How do you see the small shop in 2021?
Matt: 2020 was a hard year for a lot of businesses, and it just so happened to be the first year of being 100% reliant on Red Paw as my only job. Despite the factors that could have impacted us negatively, Red Paw has grown an amazing amount in the last year in terms of notoriety, reach and ultimately getting gear into the hands of hikers. In 2021 I expect to work even harder, make more UL gear, and keep growing the business. As of now I’m unsure if there will be any new product releases, but I definitely plan to keep refining my current designs and get even better at making them.
Do you think that people want more and more to turn to small shop ?
Matt: Generally speaking, I think people find value in supporting small shops. People know that by buying from the small maker instead of a large business, they are directly funding that person’s ability to live their dream and run their business. There is also an inherent personal nature of supporting a small business, that comes with the perks of good customer service and commitment to quality that the larger stores simply can’t offer.
Finally, if you had a message to pass on to everyone who would watch this interviewl and who would like to support the small shops?
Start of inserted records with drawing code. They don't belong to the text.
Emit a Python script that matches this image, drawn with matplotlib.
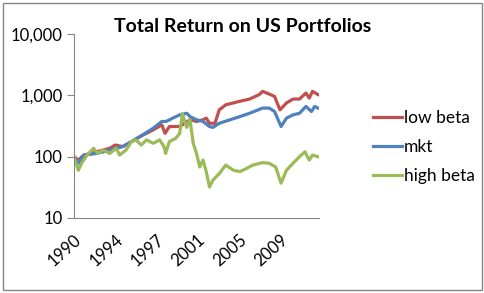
import numpy as np
import matplotlib
matplotlib.use('Agg')
import matplotlib.pyplot as plt
import matplotlib.patches as patches

# values (year, index level)
low_years = [1990.0, 1990.4, 1990.9, 1992.1, 1993.3, 1993.8, 1994.5, 1995.3, 1996.1, 1997.3,
             1998.1, 1998.4, 1998.8, 1999.75, 2000.2, 2000.7, 2001.3, 2001.9, 2002.2, 2002.5,
             2003.0, 2003.4, 2004.0, 2005.3, 2006.2, 2007.1, 2007.4, 2008.0, 2008.5, 2009.0,
             2009.6, 2010.2, 2010.8, 2011.4, 2011.7, 2012.0, 2012.5]
low_beta = [100, 88, 106, 120, 137, 155, 146, 176, 213, 273,
            330, 240, 310, 310, 350, 400, 375, 400, 425, 350,
            350, 580, 700, 800, 870, 1030, 1160, 1050, 960, 580,
            750, 870, 870, 1090, 900, 1160, 1030]

mkt_years = [1990.0, 1990.4, 1990.9, 1992.1, 1993.3, 1994.5, 1995.3, 1996.1, 1997.3, 1998.1,
             1998.5, 1999.1, 1999.75, 2000.4, 2000.7, 2001.3, 2001.9, 2002.5, 2002.8, 2003.4,
             2004.4, 2005.3, 2006.2, 2007.4, 2008.0, 2008.5, 2009.1, 2009.6, 2010.2, 2010.8,
             2011.4, 2011.9, 2012.2, 2012.5]
mkt = [100, 78, 106, 113, 128, 146, 176, 213, 290, 375,
       375, 425, 480, 510, 450, 400, 375, 310, 300, 350,
       400, 450, 510, 620, 620, 545, 310, 425, 480, 510,
       660, 545, 660, 620]

high_years = [1990.0, 1990.4, 1990.7, 1991.2, 1991.8, 1992.2, 1992.7, 1993.3, 1993.9, 1994.2,
              1994.8, 1995.3, 1995.7, 1996.2, 1996.7, 1997.3, 1997.9, 1998.3, 1998.45, 1998.8,
              1999.4, 1999.75, 2000.0, 2000.4, 2000.7, 2001.0, 2001.3, 2001.6, 2001.9, 2002.2,
              2002.5, 2002.8, 2003.4, 2004.0, 2004.7, 2005.3, 2005.9, 2006.5, 2007.4, 2008.0,
              2008.6, 2009.1, 2009.6, 2010.2, 2010.8, 2011.3, 2011.7, 2012.0, 2012.5]
high_beta = [100, 60, 78, 106, 137, 113, 128, 113, 137, 106,
             128, 176, 188, 155, 188, 165, 188, 146, 113, 176,
             200, 240, 500, 300, 400, 165, 113, 68, 88, 57,
             32, 41, 53, 73, 60, 57, 64, 73, 80, 78,
             68, 37, 60, 78, 100, 120, 88, 106, 100]

tick_pos = [1990, 1993.8, 1997.6, 2001.4, 2005.2, 2009.0]
tick_labels = ['1990', '1994', '1997', '2001', '2005', '2009']

plt.rcParams['font.family'] = ['Lato', 'DejaVu Sans']

fig = plt.figure(figsize=(4.85, 2.93), dpi=100)
ax = fig.add_axes([74/485, 1-218/293, 245/485, 184/293])

ax.plot(low_years, low_beta, color='#C0504D', lw=2.3, label='low beta')
ax.plot(mkt_years, mkt, color='#4F81BD', lw=2.3, label='mkt')
ax.plot(high_years, high_beta, color='#9BBB59', lw=2.3, label='high beta')

ax.set_yscale('log')
ax.set_ylim(10, 10000)
ax.set_xlim(1990, 2012.6)
ax.set_yticks([10, 100, 1000, 10000])
ax.set_yticklabels(['10', '100', '1,000', '10,000'])
ax.minorticks_off()
ax.set_xticks(tick_pos)
ax.set_xticklabels(tick_labels, rotation=42, ha='right', rotation_mode='anchor')

for s in ['top', 'right']:
    ax.spines[s].set_visible(False)
for s in ['left', 'bottom']:
    ax.spines[s].set_color('#868686')
ax.tick_params(axis='y', length=5, color='#868686', labelsize=12, pad=3)
ax.tick_params(axis='x', length=0, labelsize=12, pad=10)

fig.text(243/485, 1-27/293, 'Total Return on US Portfolios', ha='center', va='center',
         fontsize=14, fontweight='bold')

ax.legend(loc='center left', bbox_to_anchor=(366/485, 1-147/293), bbox_transform=fig.transFigure,
          frameon=False, fontsize=12.5, handlelength=1.7, handletextpad=0.1, labelspacing=0.75,
          borderaxespad=0)

fig.patches.append(patches.Rectangle((3/485, 3/293), 479/485, 287/293, transform=fig.transFigure,
                                     fill=False, edgecolor='#868686', lw=1))

fig.savefig('out.png', dpi=100)
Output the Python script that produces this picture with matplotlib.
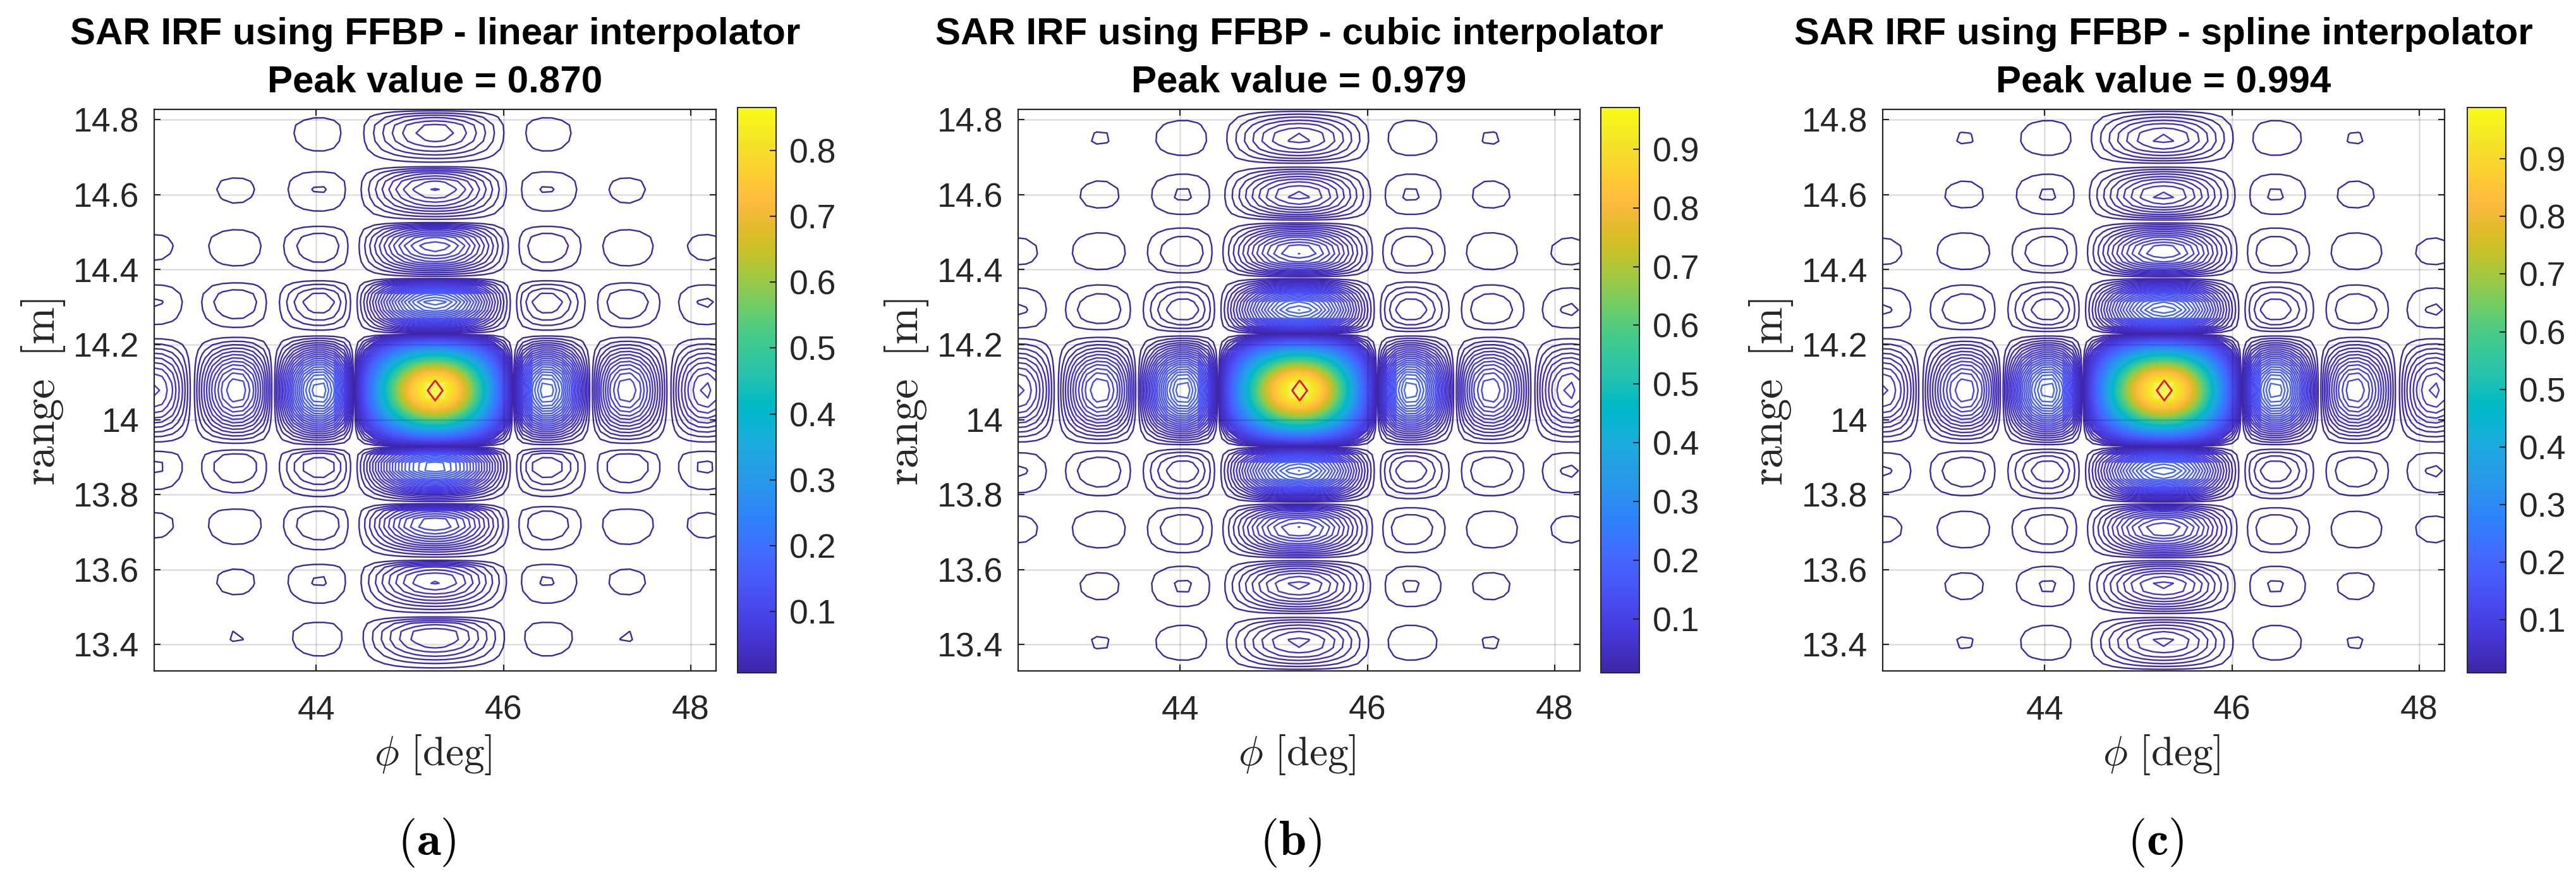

Matt: A message I’d like to pass on to readers is that if you have any inclination to try making your own gear you absolutely should. You can learn a new skill and create something you’re proud of– an experience that is not common enough these days. I have a series of videos on my YouTube channel dedicated to helping people get started with MYOG (Make Your Own Gear) and sewing and I totally recommend those if you need a launching point. I love making my own gear so much that I feel like I need to spread the good word and try to spark other’s curiosity. If you think you want to try it, DO IT!